Post by stig58 » 05 Oct 2015 19:41

I have read the posts on the sinking of the Graf Spee a very interesting topic, I noticed nobody has mentioned the 1956 British war film "The Battle of the River Plate" I’m not sure how accurate the film is but it is very entertaining. In the film Captain Langsdorff is portrayed as not very sympathetic to Adolf Hitler and the Nazi party, it was probably the consequences of Langsdorff or the Kriegsmarine decision to scuttle the Graf Spee which would not have been received well back in Germany, and consequently Langsdorff’s decision to commit suicide, as he would have been made a scapegoat by the Nazis for the loss of his battleship, and if the portrayal of Langsdorff the anti- Nazi are true then his punishment would probably have been very severe.

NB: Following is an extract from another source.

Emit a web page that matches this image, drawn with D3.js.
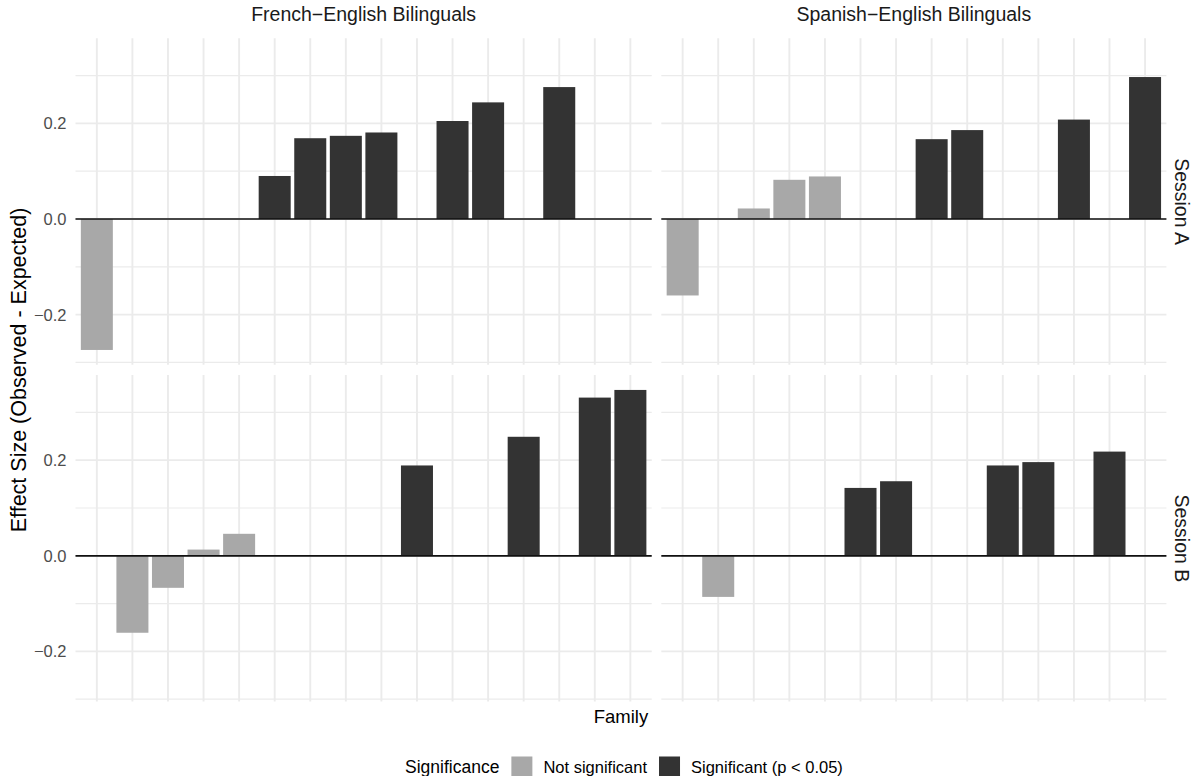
<!DOCTYPE html>
<html>
<head>
<meta charset="utf-8">
<script src="https://cdn.jsdelivr.net/npm/d3@7"></script>
<style>
  html, body { margin: 0; padding: 0; background: #ffffff; }
  svg { display: block; font-family: "Liberation Sans", Arial, Helvetica, sans-serif; }
</style>
</head>
<body>
<svg id="chart" width="1195" height="776"></svg>
<script>
// ---- Facets -------------------------------------------------------------
const groups   = ["French−English Bilinguals", "Spanish−English Bilinguals"];
const sessions = ["Session A", "Session B"];

// ---- Families on each group's x axis (free x, proportional width) --------
const frenchFamilies  = ["FR01","FR02","FR03","FR04","FR05","FR06","FR07","FR08",
                         "FR09","FR10","FR11","FR12","FR13","FR14","FR15","FR16"];
const spanishFamilies = ["SP01","SP02","SP03","SP04","SP05","SP06","SP07",
                         "SP08","SP09","SP10","SP11","SP12","SP13","SP14"];

// ---- Effect sizes (observed - expected); sig: 1 = p < 0.05 ---------------
const frA_family = ["FR01","FR06","FR07","FR08","FR09","FR11","FR12","FR14"];
const frA_effect = [-0.274, 0.090, 0.169, 0.174, 0.181, 0.205, 0.244, 0.276];
const frA_sig    = [0, 1, 1, 1, 1, 1, 1, 1];

const frB_family = ["FR02","FR03","FR04","FR05","FR10","FR13","FR15","FR16"];
const frB_effect = [-0.161, -0.067, 0.013, 0.046, 0.189, 0.249, 0.331, 0.347];
const frB_sig    = [0, 0, 0, 0, 1, 1, 1, 1];

const spA_family = ["SP01","SP03","SP04","SP05","SP08","SP09","SP12","SP14"];
const spA_effect = [-0.160, 0.022, 0.082, 0.089, 0.167, 0.186, 0.208, 0.297];
const spA_sig    = [0, 0, 0, 0, 1, 1, 1, 1];

const spB_family = ["SP02","SP06","SP07","SP10","SP11","SP13"];
const spB_effect = [-0.086, 0.142, 0.156, 0.189, 0.196, 0.218];
const spB_sig    = [0, 1, 1, 1, 1, 1];

// ---- Axis ticks and legend ----------------------------------------------
const majorTicks   = [-0.2, 0.0, 0.2];
const minorTicks   = [-0.3, -0.1, 0.1, 0.3];
const sigLabels    = ["Not significant", "Significant (p < 0.05)"];
const sigColors    = ["#a8a8a8", "#333333"];
const legendTitle  = "Significance";
const xTitle       = "Family";
const yTitle       = "Effect Size (Observed - Expected)";

// ---- Assemble rows --------------------------------------------------------
function rows(fam, eff, sig, group, session) {
  return fam.map((f, i) => ({ family: f, effect: eff[i], sig: sig[i], group, session }));
}
const data = [
  ...rows(frA_family, frA_effect, frA_sig, groups[0], sessions[0]),
  ...rows(frB_family, frB_effect, frB_sig, groups[0], sessions[1]),
  ...rows(spA_family, spA_effect, spA_sig, groups[1], sessions[0]),
  ...rows(spB_family, spB_effect, spB_sig, groups[1], sessions[1])
];
const familiesByGroup = { [groups[0]]: frenchFamilies, [groups[1]]: spanishFamilies };

// ---- Layout ---------------------------------------------------------------
const plotLeft = 75.5, plotRight = 1166.4, plotTop = 38.3;
const panelH = 326.5, rowGap = 10.3, colGap = 9.6;
const gridColor = "#ebebeb";
const stripSize = 19.5, tickSize = 16.5, xTitleSize = 18.5, yTitleSize = 21.5;

const totalUnits = frenchFamilies.length + 0.2 + spanishFamilies.length + 0.2;
const step = (plotRight - plotLeft - colGap) / totalUnits;

const xScales = {};
let xCursor = plotLeft;
groups.forEach(g => {
  const fams = familiesByGroup[g];
  const w = (fams.length + 0.2) * step;
  xScales[g] = d3.scaleBand().domain(fams).range([xCursor, xCursor + w])
                 .paddingInner(0.1).paddingOuter(0.15);
  xCursor += w + colGap;
});

const lo = Math.min(0, d3.min(data, d => d.effect));
const hi = Math.max(0, d3.max(data, d => d.effect));
const pad = (hi - lo) * 0.05;
const y = d3.scaleLinear().domain([lo - pad, hi + pad]).range([panelH, 0]);

const color = d3.scaleOrdinal().domain([0, 1]).range(sigColors);

const svg = d3.select("#chart");

// ---- Panels ---------------------------------------------------------------
sessions.forEach((s, ri) => {
  const top = plotTop + ri * (panelH + rowGap);
  groups.forEach(g => {
    const x = xScales[g];
    const [x0, x1] = x.range();
    const p = svg.append("g").attr("transform", `translate(0,${top})`);

    // horizontal grid (minor, then major)
    p.selectAll("line.minor").data(minorTicks).join("line")
      .attr("x1", x0).attr("x2", x1)
      .attr("y1", d => y(d)).attr("y2", d => y(d))
      .attr("stroke", gridColor).attr("stroke-width", 1.2);
    p.selectAll("line.major").data(majorTicks).join("line")
      .attr("x1", x0).attr("x2", x1)
      .attr("y1", d => y(d)).attr("y2", d => y(d))
      .attr("stroke", gridColor).attr("stroke-width", 1.8);
    // vertical grid at every family
    p.selectAll("line.vgrid").data(x.domain()).join("line")
      .attr("x1", d => x(d) + x.bandwidth() / 2).attr("x2", d => x(d) + x.bandwidth() / 2)
      .attr("y1", 0).attr("y2", panelH)
      .attr("stroke", gridColor).attr("stroke-width", 1.9);

    // bars
    const pd = data.filter(d => d.group === g && d.session === s);
    p.selectAll("rect.bar").data(pd).join("rect")
      .attr("x", d => x(d.family))
      .attr("width", x.bandwidth())
      .attr("y", d => y(Math.max(0, d.effect)))
      .attr("height", d => Math.abs(y(d.effect) - y(0)))
      .attr("fill", d => color(d.sig));

    // zero reference line
    p.append("line")
      .attr("x1", x0).attr("x2", x1)
      .attr("y1", y(0)).attr("y2", y(0))
      .attr("stroke", "#111111").attr("stroke-width", 1.7);
  });

  // y axis tick labels
  svg.append("g").selectAll("text").data(majorTicks).join("text")
    .attr("x", plotLeft - 9).attr("y", d => top + y(d))
    .attr("dy", "0.36em").attr("text-anchor", "end")
    .attr("font-size", tickSize).attr("fill", "#4d4d4d")
    .text(d => d3.format(".1f")(d));

  // row strip
  const cy = top + panelH / 2;
  svg.append("text")
    .attr("transform", `translate(${plotRight + 16},${cy}) rotate(90)`)
    .attr("text-anchor", "middle").attr("dy", "0.36em")
    .attr("font-size", stripSize).attr("fill", "#1a1a1a")
    .text(s);
});

// column strips
groups.forEach(g => {
  const [x0, x1] = xScales[g].range();
  svg.append("text")
    .attr("x", (x0 + x1) / 2).attr("y", 14)
    .attr("text-anchor", "middle").attr("dy", "0.36em")
    .attr("font-size", stripSize).attr("fill", "#1a1a1a")
    .text(g);
});

// axis titles
const plotBottom = plotTop + 2 * panelH + rowGap;
svg.append("text")
  .attr("x", (plotLeft + plotRight) / 2).attr("y", plotBottom + 15)
  .attr("text-anchor", "middle").attr("dy", "0.36em")
  .attr("font-size", xTitleSize).attr("fill", "#000000")
  .text(xTitle);
svg.append("text")
  .attr("transform", `translate(18,${(plotTop + plotBottom) / 2}) rotate(-90)`)
  .attr("text-anchor", "middle").attr("dy", "0.36em")
  .attr("font-size", yTitleSize).attr("fill", "#000000")
  .text(yTitle);

// ---- Legend ---------------------------------------------------------------
const legY = 767, keySize = 21;
const leg = svg.append("g");
let lx = 405;
const t = leg.append("text").attr("x", lx).attr("y", legY).attr("dy", "0.36em")
  .attr("font-size", 17.5).attr("fill", "#000000").text(legendTitle);
lx += t.node().getComputedTextLength() + 12;
sigLabels.forEach((lab, i) => {
  leg.append("rect").attr("x", lx).attr("y", legY - keySize / 2)
    .attr("width", keySize).attr("height", keySize).attr("fill", sigColors[i]);
  lx += keySize + 11;
  const tt = leg.append("text").attr("x", lx).attr("y", legY).attr("dy", "0.36em")
    .attr("font-size", tickSize).attr("fill", "#000000").text(lab);
  lx += tt.node().getComputedTextLength() + 12;
});
</script>
</body>
</html>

I have posted and interesting picture of Langsdorff attending his crew’s funeral service, as someone on the forum has already pointed out that Langsdorff is not giving the Nazi salute, just the traditional navy salute, and if you notice none of his crew is giving the Nazi salute, even the priests are giving the Sieg Heil! But not Langsdorff and his men. However the most poignant moment in the picture is the German minister giving the Nazi salute standing just behind Langsdorff, look at the expression on the ministers face, he was obviously not pleased by Langsdorff’s salute, and I think once the funeral service ended, the minister and Langsdorff exchanged words back at the German embassy in Montevideo, and messages were sent back to Berlin regarding Langsdorff and his men’s conduct. So I believe Langsdorff probably knew what was waiting for him back in Germany and therefore ended his life in Uruguay.